A pop up (not the one above) is more used when no distribution is necessary, such as if the weather deteriorates on your way to an airport and you are already in their airspace or want to enter it. Living in a microclimate I have several times on returning to LFBH encountered weather, which was not forecast and requested the ILS approach, and had it granted even though by the time I got to the IAP or during it, the weather had cleared enough to be VMC.

France

gallois wrote:

An IFPL can be filed from any intersection to another intersection. It does not need to be an airfield.

Could you please give me an actual example of what such a flight plan looks like, so that I understand how it is possible?

ESKC (Uppsala/Sundbro), Sweden

I’m not clear on what you mean.
Its in the ICAO annexes but I’ll try.
Remember you don’t need to file a flight plan to fly VFR in France.
So let’s say I want to go LFFK to Propriano Corsica.
I can either put in the departure and destination the airfields depart LFFK and dest LFKO or I can put ZZZZ in each.
I will then put under route ( I would need to look up the exact syntax as often for this sort of flight just telephone the BRIA at Bordeaux) time hh:mm L’Absie IFR followed by the route and ending at AJO. Hh:mm
Under the remarks I would put depart ZZZZ L’Absie and dest AJO.
Everything else is the same as any other FPL.
That’s roughly it but as I wrote often I file on the phone with the BRIA at least 1hr beforehand. One has to be aware that before take off you might get a text saying that the FPL has been turned down with the reason. This is not anything.to do with the principle of the FPL I am describing. It could happen on a flight going from major airfield to major airfield with an IFPL door to door. The BRIA go through Eurocontrol and an FPL may not validate with them and that can take time.
Nowadays, with Autorouter it is just as simple to file an IFPL through that service.

France

gallois wrote:

I can either put in the departure and destination the airfields depart LFFK and dest LFKO or I can put ZZZZ in each.
I will then put under route ( I would need to look up the exact syntax as often for this sort of flight just telephone the BRIA at Bordeaux) time hh:mm L’Absie IFR followed by the route and ending at AJO. Hh:mm
Under the remarks I would put depart ZZZZ L’Absie and dest AJO.

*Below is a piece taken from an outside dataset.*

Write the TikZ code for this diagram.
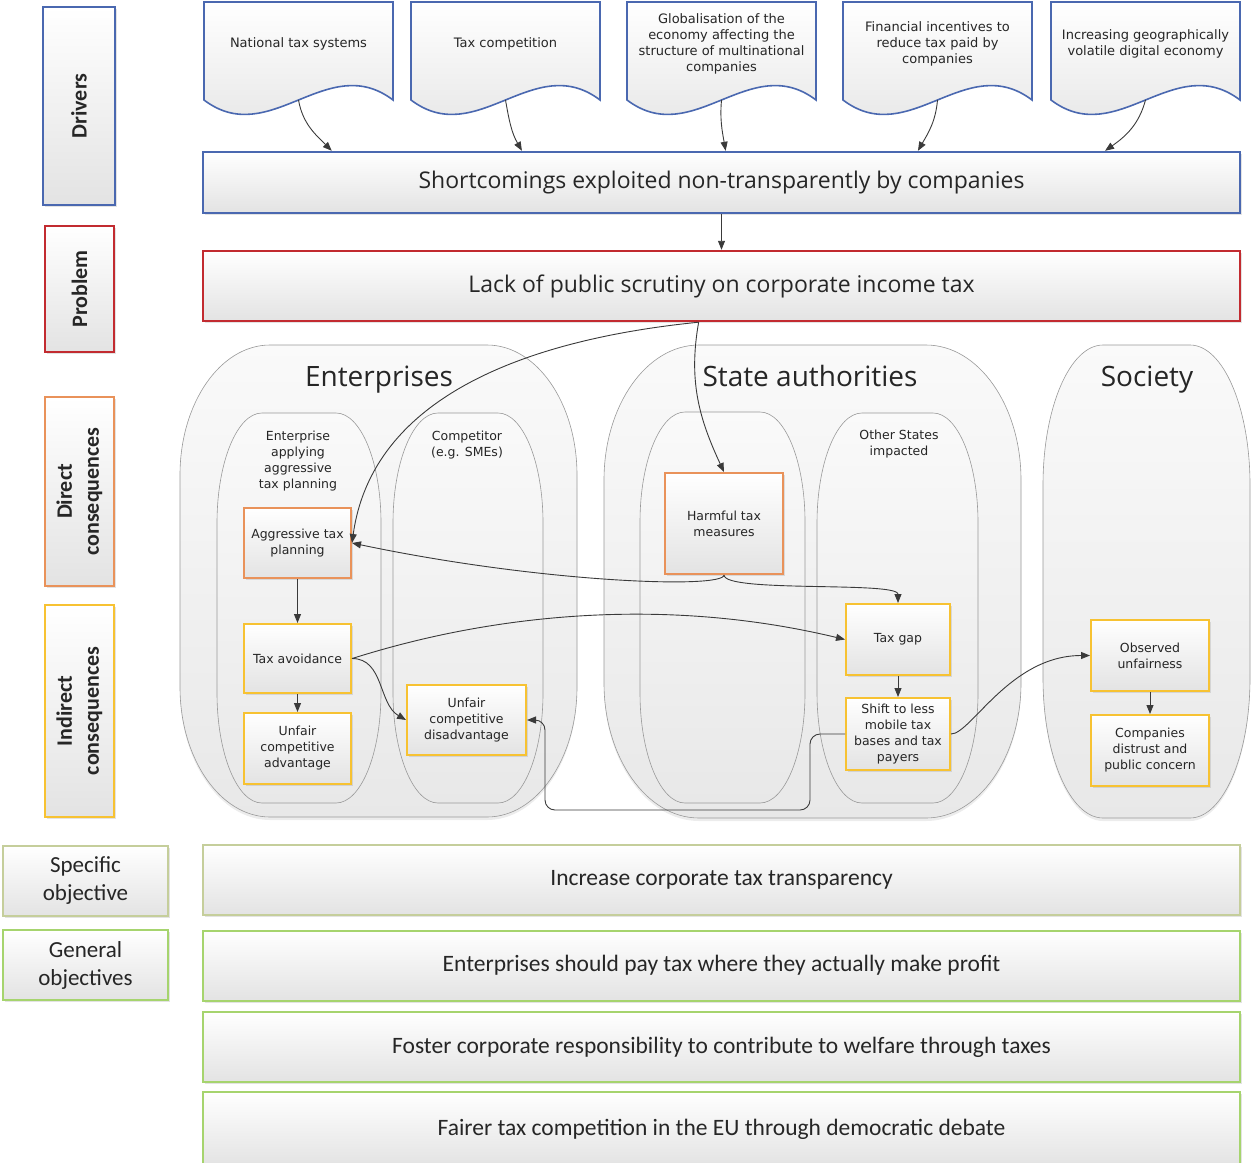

Thank you. That answered my question!

I checked PANS-ATM and indeed it states that the DEP/ remark need not be an airport but can be the first point of the route. I admit I didn’t know that.

However, it does not appear that you can have the flight plan end at a point in the route in the same way – the DEST/ remark has to refer to an airport, even with ZZZZ. On the other hand that seems like an odd restriction and I can certainly understand if ATC would accept a point also as a DEST/. Indeed Eurocontrol does accept that.

Last Edited by Airborne_Again at 28 Jun 12:00
ESKC (Uppsala/Sundbro), Sweden

Personally, I would file the routing that I want. If the flight is a) Convective and unsafe and unable to b) Fly at oxygen levels then I would cancel.

If however the opportunity presents that I can fly from A) DEP to B) ARR and land at C) ENR ALTN 1 then I will fly, safely then I’ll divert to that alternate.

If you are unable, you just tell ATC. That’s from my experience of the last year of flying IFR.

UdoR wrote:

As a spin-off from EuroGA weather Advice Group on Telegram discussion spun around how to file IFR through the Pyrenees (and other routing issues).

Starting point was flight preparation for a flight where a) Biarritz was below a quite convective cold front and b) altitude restricted to non-oxygen levels for that flight. There “exist” other airways over the Pyrenees but they do not seem to validate on actual routings. In the end one seems to be doomed to routings either over Biarritz or Perpignan.

Routing via Biarritz works fine in any altitude, but regarding it’s geographical position, there’s quite some probability that it is in bad weather.

Just as the starting for this thread, the discussed options included to cancel IFR for the part over the Pyrenees and to re-join IFR thereafter. Is this reasonable? Any experience whether ATC on either side accepts rejoinder to IFR?